Source code of charts
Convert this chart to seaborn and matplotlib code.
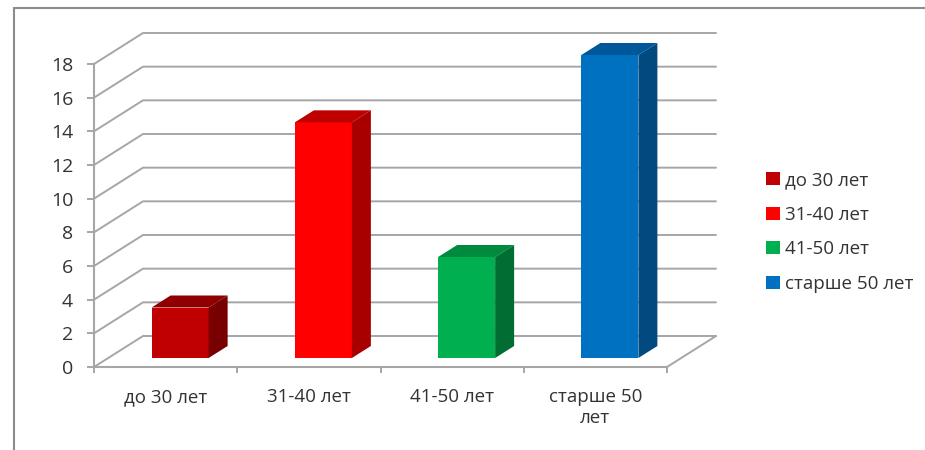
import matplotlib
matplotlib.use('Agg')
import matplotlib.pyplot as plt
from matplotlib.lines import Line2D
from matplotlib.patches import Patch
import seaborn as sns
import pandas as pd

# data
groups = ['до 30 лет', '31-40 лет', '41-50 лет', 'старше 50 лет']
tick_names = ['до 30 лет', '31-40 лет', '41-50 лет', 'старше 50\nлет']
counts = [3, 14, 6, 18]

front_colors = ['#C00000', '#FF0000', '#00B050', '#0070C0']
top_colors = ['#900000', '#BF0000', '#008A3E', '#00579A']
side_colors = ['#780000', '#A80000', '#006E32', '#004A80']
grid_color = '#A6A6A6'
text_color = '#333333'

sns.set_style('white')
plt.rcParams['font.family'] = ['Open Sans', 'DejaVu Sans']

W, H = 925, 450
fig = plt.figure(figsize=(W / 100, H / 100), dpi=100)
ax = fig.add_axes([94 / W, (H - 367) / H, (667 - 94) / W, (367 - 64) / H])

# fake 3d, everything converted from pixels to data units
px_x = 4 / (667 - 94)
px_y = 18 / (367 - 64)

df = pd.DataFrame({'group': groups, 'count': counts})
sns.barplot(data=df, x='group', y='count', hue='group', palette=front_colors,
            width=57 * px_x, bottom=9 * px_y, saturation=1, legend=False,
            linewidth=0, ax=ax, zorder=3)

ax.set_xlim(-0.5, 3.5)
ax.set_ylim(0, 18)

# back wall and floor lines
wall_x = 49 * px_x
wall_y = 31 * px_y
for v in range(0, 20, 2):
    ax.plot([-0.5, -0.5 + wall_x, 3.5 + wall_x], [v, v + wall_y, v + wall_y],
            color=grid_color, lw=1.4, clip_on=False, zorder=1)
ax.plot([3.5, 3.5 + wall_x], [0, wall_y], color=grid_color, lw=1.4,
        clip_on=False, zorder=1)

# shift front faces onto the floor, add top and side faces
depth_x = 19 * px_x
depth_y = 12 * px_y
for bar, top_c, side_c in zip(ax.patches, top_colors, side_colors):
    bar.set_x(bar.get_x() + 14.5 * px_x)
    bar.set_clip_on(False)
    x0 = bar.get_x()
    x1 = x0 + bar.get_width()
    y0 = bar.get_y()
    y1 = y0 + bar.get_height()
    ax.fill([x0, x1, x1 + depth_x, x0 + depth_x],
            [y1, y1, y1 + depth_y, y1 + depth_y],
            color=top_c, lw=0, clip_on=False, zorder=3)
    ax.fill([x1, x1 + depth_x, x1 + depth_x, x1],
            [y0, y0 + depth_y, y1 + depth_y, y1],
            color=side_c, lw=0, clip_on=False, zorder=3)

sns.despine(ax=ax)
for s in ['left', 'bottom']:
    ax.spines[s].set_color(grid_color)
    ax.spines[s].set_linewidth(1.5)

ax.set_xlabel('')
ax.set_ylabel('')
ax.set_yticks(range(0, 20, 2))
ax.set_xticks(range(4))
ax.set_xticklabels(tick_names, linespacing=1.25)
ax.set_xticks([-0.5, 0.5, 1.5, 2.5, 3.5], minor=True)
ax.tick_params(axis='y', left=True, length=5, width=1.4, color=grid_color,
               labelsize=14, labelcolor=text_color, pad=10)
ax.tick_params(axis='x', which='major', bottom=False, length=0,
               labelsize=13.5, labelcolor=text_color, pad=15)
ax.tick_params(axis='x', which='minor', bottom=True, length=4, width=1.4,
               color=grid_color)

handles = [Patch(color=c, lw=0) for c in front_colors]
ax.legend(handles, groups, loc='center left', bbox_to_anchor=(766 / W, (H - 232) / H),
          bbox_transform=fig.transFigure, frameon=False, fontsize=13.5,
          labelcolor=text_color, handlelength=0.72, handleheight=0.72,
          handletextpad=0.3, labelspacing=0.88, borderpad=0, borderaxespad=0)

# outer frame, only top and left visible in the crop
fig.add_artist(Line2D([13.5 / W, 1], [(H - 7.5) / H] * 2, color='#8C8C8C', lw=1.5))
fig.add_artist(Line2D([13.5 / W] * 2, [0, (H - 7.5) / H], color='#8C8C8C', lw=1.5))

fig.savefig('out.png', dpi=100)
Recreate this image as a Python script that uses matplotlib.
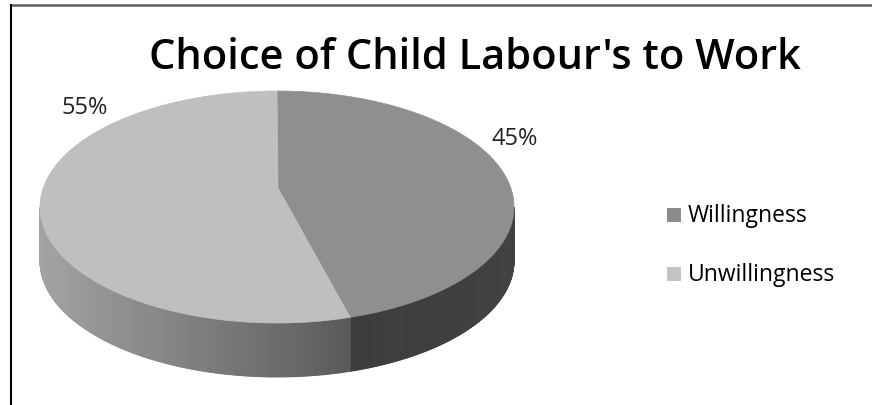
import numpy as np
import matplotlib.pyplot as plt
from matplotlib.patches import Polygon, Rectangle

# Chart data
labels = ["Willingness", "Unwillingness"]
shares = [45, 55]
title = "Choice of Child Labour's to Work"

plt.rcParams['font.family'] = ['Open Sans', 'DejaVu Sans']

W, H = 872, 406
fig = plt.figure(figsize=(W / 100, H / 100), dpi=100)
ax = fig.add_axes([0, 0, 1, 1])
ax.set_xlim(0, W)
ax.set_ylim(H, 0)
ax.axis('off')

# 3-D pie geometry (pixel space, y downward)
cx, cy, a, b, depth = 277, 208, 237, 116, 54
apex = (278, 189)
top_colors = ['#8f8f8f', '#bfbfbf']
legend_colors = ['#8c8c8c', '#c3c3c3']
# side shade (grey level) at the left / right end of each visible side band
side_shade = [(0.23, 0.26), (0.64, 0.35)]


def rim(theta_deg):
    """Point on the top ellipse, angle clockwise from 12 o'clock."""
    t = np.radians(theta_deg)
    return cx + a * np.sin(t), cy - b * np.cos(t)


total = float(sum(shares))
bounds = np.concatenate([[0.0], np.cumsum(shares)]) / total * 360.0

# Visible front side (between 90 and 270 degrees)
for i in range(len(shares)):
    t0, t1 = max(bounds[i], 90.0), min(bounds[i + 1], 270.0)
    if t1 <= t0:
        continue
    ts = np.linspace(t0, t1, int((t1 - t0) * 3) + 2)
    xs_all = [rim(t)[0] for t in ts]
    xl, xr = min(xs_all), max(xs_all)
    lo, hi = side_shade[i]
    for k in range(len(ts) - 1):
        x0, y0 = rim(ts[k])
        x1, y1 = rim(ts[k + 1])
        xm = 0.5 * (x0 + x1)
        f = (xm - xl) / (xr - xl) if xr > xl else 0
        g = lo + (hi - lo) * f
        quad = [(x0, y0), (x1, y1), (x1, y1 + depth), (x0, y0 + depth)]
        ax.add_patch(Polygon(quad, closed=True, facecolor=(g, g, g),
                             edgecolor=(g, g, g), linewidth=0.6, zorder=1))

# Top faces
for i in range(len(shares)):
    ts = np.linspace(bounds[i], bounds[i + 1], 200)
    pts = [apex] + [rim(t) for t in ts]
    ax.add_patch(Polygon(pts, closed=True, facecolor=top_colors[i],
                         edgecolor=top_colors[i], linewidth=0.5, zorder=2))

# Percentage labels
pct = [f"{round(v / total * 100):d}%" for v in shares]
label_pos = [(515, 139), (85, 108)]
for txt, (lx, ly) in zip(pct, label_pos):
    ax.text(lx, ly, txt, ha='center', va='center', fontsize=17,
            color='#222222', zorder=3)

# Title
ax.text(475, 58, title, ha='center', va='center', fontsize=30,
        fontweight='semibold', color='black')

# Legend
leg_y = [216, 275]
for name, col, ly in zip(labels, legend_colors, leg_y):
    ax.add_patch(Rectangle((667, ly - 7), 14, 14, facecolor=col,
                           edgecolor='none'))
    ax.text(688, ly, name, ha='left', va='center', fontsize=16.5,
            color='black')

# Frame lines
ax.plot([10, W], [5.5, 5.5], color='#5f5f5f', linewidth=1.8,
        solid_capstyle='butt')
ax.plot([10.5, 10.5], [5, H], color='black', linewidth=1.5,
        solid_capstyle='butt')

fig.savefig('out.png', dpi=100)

=== What is asked ===
Pictures in the records above should not be copied. Repeat everything else exactly.

=== The result ===
Convert this chart to seaborn and matplotlib code.
import matplotlib
matplotlib.use('Agg')
import matplotlib.pyplot as plt
from matplotlib.lines import Line2D
from matplotlib.patches import Patch
import seaborn as sns
import pandas as pd

# data
groups = ['до 30 лет', '31-40 лет', '41-50 лет', 'старше 50 лет']
tick_names = ['до 30 лет', '31-40 лет', '41-50 лет', 'старше 50\nлет']
counts = [3, 14, 6, 18]

front_colors = ['#C00000', '#FF0000', '#00B050', '#0070C0']
top_colors = ['#900000', '#BF0000', '#008A3E', '#00579A']
side_colors = ['#780000', '#A80000', '#006E32', '#004A80']
grid_color = '#A6A6A6'
text_color = '#333333'

sns.set_style('white')
plt.rcParams['font.family'] = ['Open Sans', 'DejaVu Sans']

W, H = 925, 450
fig = plt.figure(figsize=(W / 100, H / 100), dpi=100)
ax = fig.add_axes([94 / W, (H - 367) / H, (667 - 94) / W, (367 - 64) / H])

# fake 3d, everything converted from pixels to data units
px_x = 4 / (667 - 94)
px_y = 18 / (367 - 64)

df = pd.DataFrame({'group': groups, 'count': counts})
sns.barplot(data=df, x='group', y='count', hue='group', palette=front_colors,
            width=57 * px_x, bottom=9 * px_y, saturation=1, legend=False,
            linewidth=0, ax=ax, zorder=3)

ax.set_xlim(-0.5, 3.5)
ax.set_ylim(0, 18)

# back wall and floor lines
wall_x = 49 * px_x
wall_y = 31 * px_y
for v in range(0, 20, 2):
    ax.plot([-0.5, -0.5 + wall_x, 3.5 + wall_x], [v, v + wall_y, v + wall_y],
            color=grid_color, lw=1.4, clip_on=False, zorder=1)
ax.plot([3.5, 3.5 + wall_x], [0, wall_y], color=grid_color, lw=1.4,
        clip_on=False, zorder=1)

# shift front faces onto the floor, add top and side faces
depth_x = 19 * px_x
depth_y = 12 * px_y
for bar, top_c, side_c in zip(ax.patches, top_colors, side_colors):
    bar.set_x(bar.get_x() + 14.5 * px_x)
    bar.set_clip_on(False)
    x0 = bar.get_x()
    x1 = x0 + bar.get_width()
    y0 = bar.get_y()
    y1 = y0 + bar.get_height()
    ax.fill([x0, x1, x1 + depth_x, x0 + depth_x],
            [y1, y1, y1 + depth_y, y1 + depth_y],
            color=top_c, lw=0, clip_on=False, zorder=3)
    ax.fill([x1, x1 + depth_x, x1 + depth_x, x1],
            [y0, y0 + depth_y, y1 + depth_y, y1],
            color=side_c, lw=0, clip_on=False, zorder=3)

sns.despine(ax=ax)
for s in ['left', 'bottom']:
    ax.spines[s].set_color(grid_color)
    ax.spines[s].set_linewidth(1.5)

ax.set_xlabel('')
ax.set_ylabel('')
ax.set_yticks(range(0, 20, 2))
ax.set_xticks(range(4))
ax.set_xticklabels(tick_names, linespacing=1.25)
ax.set_xticks([-0.5, 0.5, 1.5, 2.5, 3.5], minor=True)
ax.tick_params(axis='y', left=True, length=5, width=1.4, color=grid_color,
               labelsize=14, labelcolor=text_color, pad=10)
ax.tick_params(axis='x', which='major', bottom=False, length=0,
               labelsize=13.5, labelcolor=text_color, pad=15)
ax.tick_params(axis='x', which='minor', bottom=True, length=4, width=1.4,
               color=grid_color)

handles = [Patch(color=c, lw=0) for c in front_colors]
ax.legend(handles, groups, loc='center left', bbox_to_anchor=(766 / W, (H - 232) / H),
          bbox_transform=fig.transFigure, frameon=False, fontsize=13.5,
          labelcolor=text_color, handlelength=0.72, handleheight=0.72,
          handletextpad=0.3, labelspacing=0.88, borderpad=0, borderaxespad=0)

# outer frame, only top and left visible in the crop
fig.add_artist(Line2D([13.5 / W, 1], [(H - 7.5) / H] * 2, color='#8C8C8C', lw=1.5))
fig.add_artist(Line2D([13.5 / W] * 2, [0, (H - 7.5) / H], color='#8C8C8C', lw=1.5))

fig.savefig('out.png', dpi=100)
Recreate this image as a Python script that uses matplotlib.
import numpy as np
import matplotlib.pyplot as plt
from matplotlib.patches import Polygon, Rectangle

# Chart data
labels = ["Willingness", "Unwillingness"]
shares = [45, 55]
title = "Choice of Child Labour's to Work"

plt.rcParams['font.family'] = ['Open Sans', 'DejaVu Sans']

W, H = 872, 406
fig = plt.figure(figsize=(W / 100, H / 100), dpi=100)
ax = fig.add_axes([0, 0, 1, 1])
ax.set_xlim(0, W)
ax.set_ylim(H, 0)
ax.axis('off')

# 3-D pie geometry (pixel space, y downward)
cx, cy, a, b, depth = 277, 208, 237, 116, 54
apex = (278, 189)
top_colors = ['#8f8f8f', '#bfbfbf']
legend_colors = ['#8c8c8c', '#c3c3c3']
# side shade (grey level) at the left / right end of each visible side band
side_shade = [(0.23, 0.26), (0.64, 0.35)]


def rim(theta_deg):
    """Point on the top ellipse, angle clockwise from 12 o'clock."""
    t = np.radians(theta_deg)
    return cx + a * np.sin(t), cy - b * np.cos(t)


total = float(sum(shares))
bounds = np.concatenate([[0.0], np.cumsum(shares)]) / total * 360.0

# Visible front side (between 90 and 270 degrees)
for i in range(len(shares)):
    t0, t1 = max(bounds[i], 90.0), min(bounds[i + 1], 270.0)
    if t1 <= t0:
        continue
    ts = np.linspace(t0, t1, int((t1 - t0) * 3) + 2)
    xs_all = [rim(t)[0] for t in ts]
    xl, xr = min(xs_all), max(xs_all)
    lo, hi = side_shade[i]
    for k in range(len(ts) - 1):
        x0, y0 = rim(ts[k])
        x1, y1 = rim(ts[k + 1])
        xm = 0.5 * (x0 + x1)
        f = (xm - xl) / (xr - xl) if xr > xl else 0
        g = lo + (hi - lo) * f
        quad = [(x0, y0), (x1, y1), (x1, y1 + depth), (x0, y0 + depth)]
        ax.add_patch(Polygon(quad, closed=True, facecolor=(g, g, g),
                             edgecolor=(g, g, g), linewidth=0.6, zorder=1))

# Top faces
for i in range(len(shares)):
    ts = np.linspace(bounds[i], bounds[i + 1], 200)
    pts = [apex] + [rim(t) for t in ts]
    ax.add_patch(Polygon(pts, closed=True, facecolor=top_colors[i],
                         edgecolor=top_colors[i], linewidth=0.5, zorder=2))

# Percentage labels
pct = [f"{round(v / total * 100):d}%" for v in shares]
label_pos = [(515, 139), (85, 108)]
for txt, (lx, ly) in zip(pct, label_pos):
    ax.text(lx, ly, txt, ha='center', va='center', fontsize=17,
            color='#222222', zorder=3)

# Title
ax.text(475, 58, title, ha='center', va='center', fontsize=30,
        fontweight='semibold', color='black')

# Legend
leg_y = [216, 275]
for name, col, ly in zip(labels, legend_colors, leg_y):
    ax.add_patch(Rectangle((667, ly - 7), 14, 14, facecolor=col,
                           edgecolor='none'))
    ax.text(688, ly, name, ha='left', va='center', fontsize=16.5,
            color='black')

# Frame lines
ax.plot([10, W], [5.5, 5.5], color='#5f5f5f', linewidth=1.8,
        solid_capstyle='butt')
ax.plot([10.5, 10.5], [5, H], color='black', linewidth=1.5,
        solid_capstyle='butt')

fig.savefig('out.png', dpi=100)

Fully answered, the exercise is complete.